Lab 06

Advanced Computing for Policy

from ydata_profiling import ProfileReport
import pandas as pd

Lab Overview

  • Finishing Lab 5: Profiling and data quality checks
  • Linting and formatting
  • Continuous integration

Task:

  • Set up continuous integration to run tests and linting on your code.
  • You’ll work in your Project teams.

Finishing Lab 5

Profiling

data = pd.read_csv('../lab_04/videos_data.csv')
data['Likes_numeric'] = data['Likes'].str.replace(',', '').astype(int)
profile = ProfileReport(data, title="Pandas Profiling Report")
profile.to_widgets()
  • Some findings:
    • Variables: Likes is a string. Most liked video has 44M likes. Least poular has 433 likes (?)
    • Interactions tab: Most top 200 videos were published after 2017.
    • Missing values: Almost half of the videos are missing the ‘Dislikes’ column.
  • Did you find anything surprising/interesting/useful?

Finishing Lab 5

Data quality checks

  • Unit tests for data
  • Example 1: Checking variables’ types
def check_numeric(data, column):
    assert data[column].dtype in ['int64', 'float64'], f"{column} is not numeric"

cols = ['Rank', 'Likes', 'Dislikes']
for col in cols:
    check_numeric(data, col)
-----------------------------------------------------------
AssertionError            Traceback (most recent call last)
Cell In[3], line 6
      4 cols = ['Rank', 'Likes', 'Dislikes']
      5 for col in cols:
----> 6     check_numeric(data, col)

Cell In[3], line 2, in check_numeric(data, column)
      1 def check_numeric(data, column):
----> 2     assert data[column].dtype in ['int64', 'float64'], f"{column} is not numeric"

AssertionError: Likes is not numeric

Finishing Lab 5

Data quality checks (cont.)

  • Unit tests for data
  • Example 2: Checking outliers
def is_outlier(value,q1,q3):
    iqr = q3 - q1 # Interquartile range
    lower_bound = q1 - 1.5 * iqr
    upper_bound = q3 + 1.5 * iqr
    return value < lower_bound or value > upper_bound

def column_has_outliers(data, column):
    q1 = data[column].quantile(0.25) # First quartile
    q3 = data[column].quantile(0.75) # Third quartile
    return any(data[column].apply(lambda x: is_outlier(x, q1, q3)))
    
assert not column_has_outliers(data, 'Likes_numeric'), "Likes has outliers"
-----------------------------------------------------------
AssertionError            Traceback (most recent call last)
Cell In[4], line 12
      9     q3 = data[column].quantile(0.75) # Third quartile
     10     return any(data[column].apply(lambda x: is_outlier(x, q1, q3)))
---> 12 assert not column_has_outliers(data, 'Likes_numeric'), "Likes has outliers"

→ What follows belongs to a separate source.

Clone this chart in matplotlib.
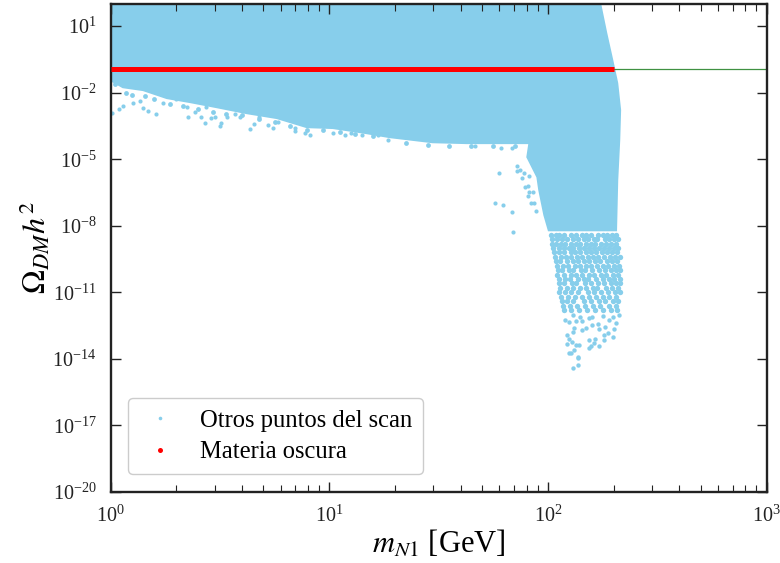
import numpy as np
import matplotlib
import matplotlib.pyplot as plt
from matplotlib.lines import Line2D
from matplotlib.ticker import FixedLocator, LogFormatterMathtext
matplotlib.use('Agg')

plt.rcParams['font.family'] = ['Liberation Serif', 'DejaVu Serif']
plt.rcParams['mathtext.fontset'] = 'stix'

BLUE = '#87CEEB'

# solid part of the scan, outline (GeV, log10 of relic)
region_mass = [1.0, 1.14, 1.41, 1.81, 2.31, 3.06, 4.2, 5.76, 7.9, 10.4, 14.8, 18.9,
               29.7, 42.5, 60, 82.4, 80.6, 89.6, 91.4, 96.4, 101, 205, 207.6, 212,
               214, 207.6, 197, 185, 174, 172, 1.0]
region_log = [-1.43, -1.75, -1.88, -2.24, -2.42, -2.65, -2.92, -3.14, -3.55, -3.59,
              -3.82, -4.0, -4.23, -4.27, -4.27, -4.27, -4.9, -5.8, -6.39, -7.51,
              -8.2, -8.2, -5.94, -4.14, -2.78, -1.57, -0.53, 0.68, 1.95, 2.1, 2.1]

# loose points under the lower edge
edge_logmass = [0.008, 0.04, 0.056, 0.104, 0.135, 0.15, 0.173, 0.206, 0.238, 0.299,
                0.348, 0.355, 0.386, 0.416, 0.432, 0.436, 0.458, 0.477, 0.5, 0.505,
                0.535, 0.568, 0.591, 0.637, 0.657, 0.679, 0.72, 0.741, 0.766, 0.842,
                0.846, 0.888, 0.911, 1.017, 1.074, 1.101, 1.15, 1.223, 1.27, 1.668,
                1.785, 1.835, 1.777, 1.859, 1.857, 1.871, 1.88, 1.893, 1.916, 1.896,
                1.911, 1.912, 1.911, 1.931, 1.923, 1.938, 1.946, 1.76, 1.797, 1.838,
                1.842]
edge_log = [-2.91, -2.75, -2.6, -2.48, -2.38, -2.68, -2.81, -2.96, -2.45, -2.29,
            -2.66, -3.08, -2.86, -3.11, -3.36, -2.63, -3.16, -3.08, -3.5, -3.38,
            -3.08, -2.96, -3.11, -3.64, -3.4, -3.08, -3.47, -3.6, -3.31, -3.73,
            -3.58, -3.81, -3.92, -3.81, -3.92, -3.83, -3.92, -3.92, -4.15, -4.39,
            -4.5, -4.5, -5.64, -5.31, -5.53, -5.47, -5.86, -5.61, -5.76, -6.24,
            -6.19, -6.46, -6.66, -6.46, -6.96, -6.99, -7.33, -6.97, -7.05, -7.38,
            -8.27]

# points hugging the lower edge, they make it rough
rough_logmass = [0.02, 0.07, 0.1, 0.16, 0.2, 0.27, 0.33, 0.4, 0.47, 0.53, 0.6, 0.68,
                 0.75, 0.82, 0.9, 0.97, 1.05, 1.12, 1.2, 1.35, 1.45, 1.55, 1.65, 1.75, 1.85]
rough_log = [-1.6, -2.0, -2.1, -2.15, -2.3, -2.5, -2.6, -2.75, -2.85, -2.95, -3.0, -3.2,
             -3.3, -3.5, -3.7, -3.7, -3.75, -3.85, -3.95, -4.25, -4.35, -4.38, -4.38, -4.38, -4.38]

# mottled part below the solid region, one log10 level with its masses per row
mottled_rows = [
    (-8.4, [103, 109, 113, 119, 127, 135, 143, 150, 158, 170, 178, 186, 196, 206]),
    (-8.6, [104, 110, 116, 123, 130, 137, 146, 153, 162, 168, 182, 191, 201, 209]),
    (-8.8, [105, 109, 115, 120, 128, 134, 141, 149, 157, 165, 175, 185, 194, 205]),
    (-9.0, [106, 112, 118, 125, 131, 139, 146, 155, 163, 172, 180, 190, 200, 210]),
    (-9.2, [107, 113, 119, 127, 133, 141, 149, 157, 166, 176, 186, 197, 208]),
    (-9.4, [108, 115, 121, 128, 136, 144, 153, 161, 170, 181, 192, 203, 213]),
    (-9.6, [109, 114, 122, 130, 138, 146, 155, 165, 174, 186, 196, 207]),
    (-9.8, [110, 117, 124, 133, 140, 150, 158, 168, 179, 189, 200, 212]),
    (-10.0, [111, 116, 125, 131, 142, 148, 160, 171, 182, 194, 205, 213]),
    (-10.2, [110, 118, 127, 135, 144, 154, 163, 175, 185, 199, 209]),
    (-10.4, [112, 120, 126, 137, 146, 152, 166, 178, 190, 201, 213]),
    (-10.6, [113, 119, 129, 134, 148, 158, 170, 180, 194, 206, 214]),
    (-10.8, [114, 122, 131, 140, 150, 161, 168, 184, 197, 210]),
    (-11.0, [113, 120, 128, 138, 152, 163, 175, 188, 202, 214]),
    (-11.2, [115, 124, 133, 143, 155, 166, 179, 191, 205]),
    (-11.4, [116, 122, 130, 146, 158, 171, 183, 198, 210]),
    (-11.6, [117, 126, 136, 148, 161, 174, 190, 204]),
    (-11.8, [118, 128, 139, 151, 165, 178, 194, 208]),
]

# sparse tail at the very bottom
tail_mass = [131, 137, 138, 137, 128, 125, 132, 139, 135, 123, 129, 125, 122, 130, 132,
             144, 149, 155, 154, 157, 163, 165, 171, 181, 181, 198, 188, 183, 201, 205,
             171, 169, 159, 212, 198, 190, 178, 120, 125, 135, 144, 155, 159, 141, 130]
tail_log = [-14.39, -14.28, -13.97, -13.9, -13.74, -13.73, -13.6, -13.37, -13.37, -13.33,
            -13.22, -13.11, -12.92, -12.77, -12.62, -12.69, -12.62, -13.14, -13.52, -13.41,
            -13.29, -13.09, -13.41, -13.14, -12.92, -12.99, -12.81, -12.55, -12.65, -12.39,
            -12.66, -12.42, -12.47, -12.02, -12.09, -12.24, -12.06, -12.24, -12.32, -12.27,
            -12.27, -12.17, -12.09, -12.09, -12.02]

# points that give the observed relic density
relic_mass = [1.0, 201]
relic_value = [0.115, 0.115]
planck_value = 0.115

ytick_exp = [-20, -17, -14, -11, -8, -5, -2, 1]

fig = plt.figure(figsize=(7.8, 5.63), dpi=100)
ax = fig.add_axes([110.5 / 780, 71 / 563, 656 / 780, 488 / 563])

ax.fill(region_mass, 10.0 ** np.array(region_log), color=BLUE, lw=1.5, zorder=1)

ax.axhline(planck_value, color='#3f9142', lw=0.9, zorder=1.5)

row_mass = []
row_log = []
for level, masses in mottled_rows:
    for m in masses:
        row_mass.append(m)
        row_log.append(level)

ax.scatter(10.0 ** np.array(edge_logmass), 10.0 ** np.array(edge_log), s=9, c=BLUE, lw=0, zorder=2)
ax.scatter(10.0 ** np.array(rough_logmass), 10.0 ** np.array(rough_log), s=12, c=BLUE, lw=0, zorder=2)
ax.scatter(row_mass, 10.0 ** np.array(row_log), s=15, c=BLUE, lw=0, zorder=2)
ax.scatter(tail_mass, 10.0 ** np.array(tail_log), s=10, c=BLUE, lw=0, zorder=2)

ax.plot(relic_mass, relic_value, color='red', lw=3.6, solid_capstyle='butt', zorder=3)

ax.set_xscale('log')
ax.set_yscale('log')
ax.set_xlim(1, 1000)
ax.set_ylim(1e-20, 1e2)

ax.yaxis.set_major_locator(FixedLocator([10.0 ** e for e in ytick_exp]))
ax.yaxis.set_major_formatter(LogFormatterMathtext())
ax.yaxis.set_minor_locator(FixedLocator([]))

ax.tick_params(axis='both', which='major', direction='in', length=7.5, width=1.0,
               labelsize=14.5, top=True, right=True, color='#222222', labelcolor='#222222', pad=10)
ax.tick_params(axis='x', which='minor', direction='in', length=5, width=0.8, top=True, color='#222222')
for s in ax.spines.values():
    s.set_linewidth(1.7)
    s.set_color('#222222')

ax.set_xlabel(r'$m_{N1}$ [GeV]', fontsize=22, labelpad=1)
ax.set_ylabel(r'$\Omega_{DM}h^2$', fontsize=23, labelpad=0)

handles = [Line2D([], [], ls='', marker='o', ms=2.6, color=BLUE, mew=0),
           Line2D([], [], ls='', marker='o', ms=3.6, color='red', mew=0)]
ax.legend(handles, ['Otros puntos del scan', 'Materia oscura'], loc='lower left',
          bbox_to_anchor=(0.0265, 0.0365), borderaxespad=0, fontsize=17.7,
          handlelength=1.75, handletextpad=0.73, labelspacing=0.38, borderpad=0.45, framealpha=1)

plt.savefig('out.png', dpi=100)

AssertionError: Likes has outliers

Linting

  • A type of static analysis
    • Analyzing code without executing it
  • Checks for: Code quality
  • We’ll be starting with ruff.

Example of Low Quality Code

import numpy as np
import pandas as pd

def simulate_data(n):
    x = np.random.uniform(0, 1, n)
    y = 2 + 3 * x + np.random.normal(0, 1, n)
    return x, y

from matplotlib import pyplot as plt

def plot_data(x, y):
    width = 100
    height = 100
    plt.scatter(x, y)
    plt.xlabel('x')
    plt.ylabel('y')
    plt.show()

plot_data(*simulate_data(100))

Continuous integration

  • You’re going to set up your tests and linting to run automatically every time you push code to GitHub.

  • This is one of those times where you’ll follow instructions without necessarily knowing what’s going on

Workflows

  • A workflow is an automated process made up of one or more jobs
  • We use a YAML file to define our workflow configuration
name: Run tests

on: push

jobs:
  tests:
    runs-on: ubuntu-latest
    steps:
      - name: Clone repository
        uses: actions/checkout@v4
      # https://github.com/actions/setup-python
      - name: Install Python
        uses: actions/setup-python@v5
        with:
          python-version: "3.12"
          cache: pip
      - name: Install dependencies
        run: pip install -r requirements.txt
      - name: Run tests
        # https://pytest-cov.readthedocs.io/en/latest/readme.html
        run: pytest --cov
      # https://github.com/astral-sh/ruff-action
      - name: Run ruff
        uses: astral-sh/ruff-action@v3
        with:
          version: latest

Task

Steps

  1. Install Ruff
    1. Install the ruff VSCode extension.
    2. Open up your Python files, you’ll likely see some warnings.
      • Don’t do anything with them yet.
  2. Set up a GitHub Actions workflow
    1. In a branch, add a copy of .github/workflows/tests.yml.
    2. Create a pull request.
    3. View the results of the Actions run.
    4. If the workflow is failing, review the errors and address them.